Request -> Your copy of the material below should match it exactly, except that it holds no pictures.

=======

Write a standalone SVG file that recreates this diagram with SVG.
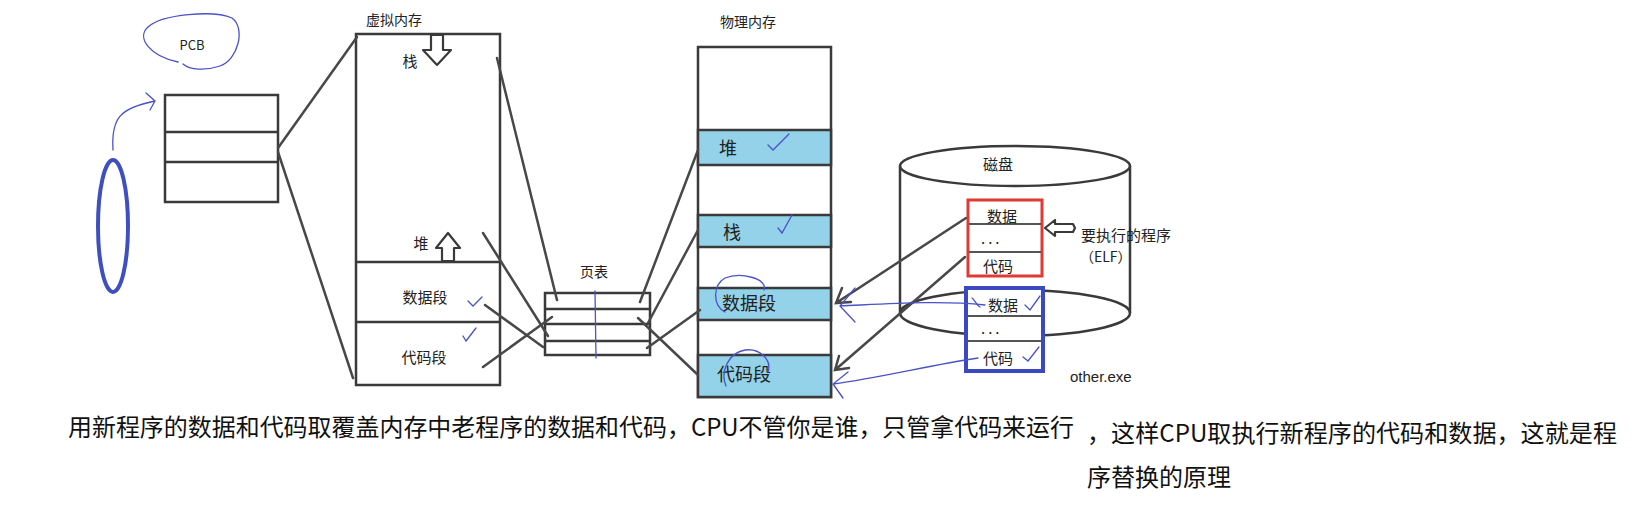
<svg xmlns="http://www.w3.org/2000/svg" width="1632" height="508" viewBox="0 0 1632 508">
<defs>
<style>
.box{fill:#fff;stroke:#3a3a3a;stroke-width:2.5}
.ln{stroke:#3a3a3a;stroke-width:2.5;fill:none}
.cn{stroke:#484848;stroke-width:2.5;fill:none;stroke-linecap:round}
.band{fill:#93d2e8;stroke:#3a3a3a;stroke-width:2.5}
.pen{stroke:#4a52c8;stroke-width:1.3;fill:none;stroke-linecap:round}
.t{font-family:"Noto Sans CJK SC","Noto Sans",sans-serif;fill:#222}
.s14{font-size:14px}.s15{font-size:15px}.s16{font-size:16px}.s18{font-size:18px}
.dots{font-family:"Noto Sans CJK SC","Noto Sans",sans-serif;font-size:15px;fill:#222;letter-spacing:3px}
.big{font-family:"Noto Sans CJK SC","Noto Sans",sans-serif;font-size:24px;fill:#111}
.hollow{fill:#fff;stroke:#3a3a3a;stroke-width:2.2;stroke-linejoin:round}
</style>
</defs>
<rect width="1632" height="508" fill="#fff"/>

<g id="pcb-label">
<path class="pen" d="M178,62 C150,56 136,38 148,27 C162,14 214,10 232,18 C246,28 238,60 220,66 C205,71 190,70 183,64"/>
<text class="t" x="192" y="50" font-size="13" text-anchor="middle" font-family="Liberation Sans,sans-serif">PCB</text>
</g>

<g id="process-ellipse">
<ellipse cx="113" cy="226" rx="15" ry="66" fill="none" stroke="#3f4fc0" stroke-width="4"/>
<path class="pen" d="M113,150 C111,118 120,108 155,101 M146,93 L155,101 L150,110"/>
</g>

<g id="pcb">
<rect class="box" x="165" y="95" width="113" height="107"/>
<line class="ln" x1="165" y1="132" x2="278" y2="132"/>
<line class="ln" x1="165" y1="162" x2="278" y2="162"/>
</g>

<g id="virtual-memory">
<text class="t s14" x="366" y="25">虚拟内存</text>
<rect class="box" x="356" y="34" width="144" height="351"/>
<line class="ln" x1="356" y1="262" x2="500" y2="262"/>
<line class="ln" x1="356" y1="322" x2="500" y2="322"/>
<polygon class="hollow" points="431,35 443,35 443,50 451,50 437,65 423,50 431,50"/>
<polygon class="hollow" points="448,233 460,248 454,248 454,261 442,261 442,248 436,248"/>
<text class="t s15" x="410" y="67" text-anchor="middle">栈</text>
<text class="t s15" x="421" y="249" text-anchor="middle">堆</text>
<text class="t s15" x="425" y="303" text-anchor="middle">数据段</text>
<text class="t s15" x="424" y="363" text-anchor="middle">代码段</text>
<path class="pen" d="M468,301 L473,306 L482,297"/>
<path class="pen" d="M463,336 L466,341 L476,328"/>
</g>

<g id="page-table">
<text class="t s14" x="594" y="277" text-anchor="middle">页表</text>
<rect class="box" x="545" y="293" width="105" height="62"/>
<line class="ln" x1="545" y1="309" x2="650" y2="309"/>
<line class="ln" x1="545" y1="324" x2="650" y2="324"/>
<line class="ln" x1="545" y1="341" x2="650" y2="341"/>
<path class="pen" d="M595,291 L596,358"/>
</g>

<g id="physical-memory">
<text class="t s14" x="720" y="27">物理内存</text>
<rect class="box" x="698" y="47" width="133" height="350"/>
<rect class="band" x="698" y="130" width="133" height="35"/>
<rect class="band" x="698" y="215" width="133" height="32"/>
<rect class="band" x="698" y="288" width="133" height="32"/>
<rect class="band" x="698" y="355" width="133" height="42"/>
<text class="t s18" x="728" y="155" text-anchor="middle">堆</text>
<text class="t s18" x="732" y="239" text-anchor="middle">栈</text>
<text class="t s18" x="749" y="310" text-anchor="middle">数据段</text>
<text class="t s18" x="744" y="381" text-anchor="middle">代码段</text>
<path class="pen" d="M768,145 L773,150 L789,134"/>
<path class="pen" d="M778,228 L782,233 L792,215"/>
<path class="pen" d="M725,312 C712,305 713,285 725,278 C740,272 768,278 764,290"/>
<path class="pen" d="M726,386 C720,372 728,353 745,350 C760,348 772,360 768,372"/>
</g>

<g id="disk">
<path class="ln" d="M900,166 L900,313 M1130,166 L1130,313"/>
<ellipse cx="1015" cy="166" rx="115" ry="20" fill="none" stroke="#3a3a3a" stroke-width="2.5"/>
<ellipse cx="1015" cy="313" rx="115" ry="23" fill="none" stroke="#3a3a3a" stroke-width="2.5"/>
<text class="t s15" x="998" y="170" text-anchor="middle">磁盘</text>
</g>

<g id="elf-program">
<rect x="968" y="200" width="74" height="76" fill="#fff" stroke="#e03a34" stroke-width="3"/>
<line x1="969" y1="224" x2="1041" y2="224" stroke="#555" stroke-width="2"/>
<line x1="969" y1="252" x2="1041" y2="252" stroke="#555" stroke-width="2"/>
<text class="t s15" x="1002" y="222" text-anchor="middle">数据</text>
<text class="dots" x="981" y="244">...</text>
<text class="t s15" x="998" y="272" text-anchor="middle">代码</text>
<polygon class="hollow" points="1045,228 1055,220 1055,224 1073,224 1075,228 1073,232 1055,232 1055,236"/>
<text class="t s15" x="1081" y="241">要执行的程序</text>
<text class="t s14" x="1080" y="262">（ELF）</text>
</g>

<g id="other-exe">
<rect x="966" y="288" width="77" height="83" fill="#fff" stroke="#3b49c0" stroke-width="4"/>
<line x1="968" y1="316" x2="1041" y2="316" stroke="#555" stroke-width="2"/>
<line x1="968" y1="341" x2="1041" y2="341" stroke="#555" stroke-width="2"/>
<text class="t s15" x="1003" y="311" text-anchor="middle">数据</text>
<text class="dots" x="981" y="334">...</text>
<text class="t s15" x="998" y="364" text-anchor="middle">代码</text>
<path class="pen" d="M1025,305 L1030,310 L1040,296"/>
<path class="pen" d="M1023,357 L1028,361 L1039,347"/>
<path class="pen" d="M972,298 C975,300 976,305 980,307"/>
<text x="1070" y="382" font-family="Liberation Sans,Arial,sans-serif" font-size="15" fill="#222">other.exe</text>
</g>

<g id="connectors">
<line class="cn" x1="278" y1="148" x2="357" y2="37"/>
<line class="cn" x1="278" y1="152" x2="353" y2="378"/>
<line class="cn" x1="497" y1="58" x2="557" y2="300"/>
<line class="cn" x1="483" y1="233" x2="548" y2="336"/>
<line class="cn" x1="485" y1="305" x2="543" y2="347"/>
<line class="cn" x1="483" y1="367" x2="552" y2="317"/>
<line class="cn" x1="640" y1="302" x2="698" y2="150"/>
<line class="cn" x1="648" y1="323" x2="698" y2="230"/>
<line class="cn" x1="647" y1="348" x2="700" y2="310"/>
<line class="cn" x1="638" y1="318" x2="698" y2="375"/>
<path class="cn" d="M966,218 L836,303 M842,288 L836,303 L851,302"/>
<path class="cn" d="M965,257 L835,370 M839,356 L835,370 L849,368"/>
<path class="pen" d="M985,305 C940,300 885,304 840,306 M855,288 L840,306 L855,322"/>
<path class="pen" d="M978,358 C930,365 880,378 833,384 M848,372 L833,384 L843,398"/>
</g>

<g id="captions">
<text class="big" x="68" y="436" textLength="1006" lengthAdjust="spacingAndGlyphs">用新程序的数据和代码取覆盖内存中老程序的数据和代码，CPU不管你是谁，只管拿代码来运行</text>
<text class="big" x="1087" y="442" textLength="530" lengthAdjust="spacingAndGlyphs">，这样CPU取执行新程序的代码和数据，这就是程</text>
<text class="big" x="1087" y="486">序替换的原理</text>
</g>
</svg>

=======

Full response ->
Write a standalone SVG file that recreates this diagram with SVG.
<svg xmlns="http://www.w3.org/2000/svg" width="1632" height="508" viewBox="0 0 1632 508">
<defs>
<style>
.box{fill:#fff;stroke:#3a3a3a;stroke-width:2.5}
.ln{stroke:#3a3a3a;stroke-width:2.5;fill:none}
.cn{stroke:#484848;stroke-width:2.5;fill:none;stroke-linecap:round}
.band{fill:#93d2e8;stroke:#3a3a3a;stroke-width:2.5}
.pen{stroke:#4a52c8;stroke-width:1.3;fill:none;stroke-linecap:round}
.t{font-family:"Noto Sans CJK SC","Noto Sans",sans-serif;fill:#222}
.s14{font-size:14px}.s15{font-size:15px}.s16{font-size:16px}.s18{font-size:18px}
.dots{font-family:"Noto Sans CJK SC","Noto Sans",sans-serif;font-size:15px;fill:#222;letter-spacing:3px}
.big{font-family:"Noto Sans CJK SC","Noto Sans",sans-serif;font-size:24px;fill:#111}
.hollow{fill:#fff;stroke:#3a3a3a;stroke-width:2.2;stroke-linejoin:round}
</style>
</defs>
<rect width="1632" height="508" fill="#fff"/>

<g id="pcb-label">
<path class="pen" d="M178,62 C150,56 136,38 148,27 C162,14 214,10 232,18 C246,28 238,60 220,66 C205,71 190,70 183,64"/>
<text class="t" x="192" y="50" font-size="13" text-anchor="middle" font-family="Liberation Sans,sans-serif">PCB</text>
</g>

<g id="process-ellipse">
<ellipse cx="113" cy="226" rx="15" ry="66" fill="none" stroke="#3f4fc0" stroke-width="4"/>
<path class="pen" d="M113,150 C111,118 120,108 155,101 M146,93 L155,101 L150,110"/>
</g>

<g id="pcb">
<rect class="box" x="165" y="95" width="113" height="107"/>
<line class="ln" x1="165" y1="132" x2="278" y2="132"/>
<line class="ln" x1="165" y1="162" x2="278" y2="162"/>
</g>

<g id="virtual-memory">
<text class="t s14" x="366" y="25">虚拟内存</text>
<rect class="box" x="356" y="34" width="144" height="351"/>
<line class="ln" x1="356" y1="262" x2="500" y2="262"/>
<line class="ln" x1="356" y1="322" x2="500" y2="322"/>
<polygon class="hollow" points="431,35 443,35 443,50 451,50 437,65 423,50 431,50"/>
<polygon class="hollow" points="448,233 460,248 454,248 454,261 442,261 442,248 436,248"/>
<text class="t s15" x="410" y="67" text-anchor="middle">栈</text>
<text class="t s15" x="421" y="249" text-anchor="middle">堆</text>
<text class="t s15" x="425" y="303" text-anchor="middle">数据段</text>
<text class="t s15" x="424" y="363" text-anchor="middle">代码段</text>
<path class="pen" d="M468,301 L473,306 L482,297"/>
<path class="pen" d="M463,336 L466,341 L476,328"/>
</g>

<g id="page-table">
<text class="t s14" x="594" y="277" text-anchor="middle">页表</text>
<rect class="box" x="545" y="293" width="105" height="62"/>
<line class="ln" x1="545" y1="309" x2="650" y2="309"/>
<line class="ln" x1="545" y1="324" x2="650" y2="324"/>
<line class="ln" x1="545" y1="341" x2="650" y2="341"/>
<path class="pen" d="M595,291 L596,358"/>
</g>

<g id="physical-memory">
<text class="t s14" x="720" y="27">物理内存</text>
<rect class="box" x="698" y="47" width="133" height="350"/>
<rect class="band" x="698" y="130" width="133" height="35"/>
<rect class="band" x="698" y="215" width="133" height="32"/>
<rect class="band" x="698" y="288" width="133" height="32"/>
<rect class="band" x="698" y="355" width="133" height="42"/>
<text class="t s18" x="728" y="155" text-anchor="middle">堆</text>
<text class="t s18" x="732" y="239" text-anchor="middle">栈</text>
<text class="t s18" x="749" y="310" text-anchor="middle">数据段</text>
<text class="t s18" x="744" y="381" text-anchor="middle">代码段</text>
<path class="pen" d="M768,145 L773,150 L789,134"/>
<path class="pen" d="M778,228 L782,233 L792,215"/>
<path class="pen" d="M725,312 C712,305 713,285 725,278 C740,272 768,278 764,290"/>
<path class="pen" d="M726,386 C720,372 728,353 745,350 C760,348 772,360 768,372"/>
</g>

<g id="disk">
<path class="ln" d="M900,166 L900,313 M1130,166 L1130,313"/>
<ellipse cx="1015" cy="166" rx="115" ry="20" fill="none" stroke="#3a3a3a" stroke-width="2.5"/>
<ellipse cx="1015" cy="313" rx="115" ry="23" fill="none" stroke="#3a3a3a" stroke-width="2.5"/>
<text class="t s15" x="998" y="170" text-anchor="middle">磁盘</text>
</g>

<g id="elf-program">
<rect x="968" y="200" width="74" height="76" fill="#fff" stroke="#e03a34" stroke-width="3"/>
<line x1="969" y1="224" x2="1041" y2="224" stroke="#555" stroke-width="2"/>
<line x1="969" y1="252" x2="1041" y2="252" stroke="#555" stroke-width="2"/>
<text class="t s15" x="1002" y="222" text-anchor="middle">数据</text>
<text class="dots" x="981" y="244">...</text>
<text class="t s15" x="998" y="272" text-anchor="middle">代码</text>
<polygon class="hollow" points="1045,228 1055,220 1055,224 1073,224 1075,228 1073,232 1055,232 1055,236"/>
<text class="t s15" x="1081" y="241">要执行的程序</text>
<text class="t s14" x="1080" y="262">（ELF）</text>
</g>

<g id="other-exe">
<rect x="966" y="288" width="77" height="83" fill="#fff" stroke="#3b49c0" stroke-width="4"/>
<line x1="968" y1="316" x2="1041" y2="316" stroke="#555" stroke-width="2"/>
<line x1="968" y1="341" x2="1041" y2="341" stroke="#555" stroke-width="2"/>
<text class="t s15" x="1003" y="311" text-anchor="middle">数据</text>
<text class="dots" x="981" y="334">...</text>
<text class="t s15" x="998" y="364" text-anchor="middle">代码</text>
<path class="pen" d="M1025,305 L1030,310 L1040,296"/>
<path class="pen" d="M1023,357 L1028,361 L1039,347"/>
<path class="pen" d="M972,298 C975,300 976,305 980,307"/>
<text x="1070" y="382" font-family="Liberation Sans,Arial,sans-serif" font-size="15" fill="#222">other.exe</text>
</g>

<g id="connectors">
<line class="cn" x1="278" y1="148" x2="357" y2="37"/>
<line class="cn" x1="278" y1="152" x2="353" y2="378"/>
<line class="cn" x1="497" y1="58" x2="557" y2="300"/>
<line class="cn" x1="483" y1="233" x2="548" y2="336"/>
<line class="cn" x1="485" y1="305" x2="543" y2="347"/>
<line class="cn" x1="483" y1="367" x2="552" y2="317"/>
<line class="cn" x1="640" y1="302" x2="698" y2="150"/>
<line class="cn" x1="648" y1="323" x2="698" y2="230"/>
<line class="cn" x1="647" y1="348" x2="700" y2="310"/>
<line class="cn" x1="638" y1="318" x2="698" y2="375"/>
<path class="cn" d="M966,218 L836,303 M842,288 L836,303 L851,302"/>
<path class="cn" d="M965,257 L835,370 M839,356 L835,370 L849,368"/>
<path class="pen" d="M985,305 C940,300 885,304 840,306 M855,288 L840,306 L855,322"/>
<path class="pen" d="M978,358 C930,365 880,378 833,384 M848,372 L833,384 L843,398"/>
</g>

<g id="captions">
<text class="big" x="68" y="436" textLength="1006" lengthAdjust="spacingAndGlyphs">用新程序的数据和代码取覆盖内存中老程序的数据和代码，CPU不管你是谁，只管拿代码来运行</text>
<text class="big" x="1087" y="442" textLength="530" lengthAdjust="spacingAndGlyphs">，这样CPU取执行新程序的代码和数据，这就是程</text>
<text class="big" x="1087" y="486">序替换的原理</text>
</g>
</svg>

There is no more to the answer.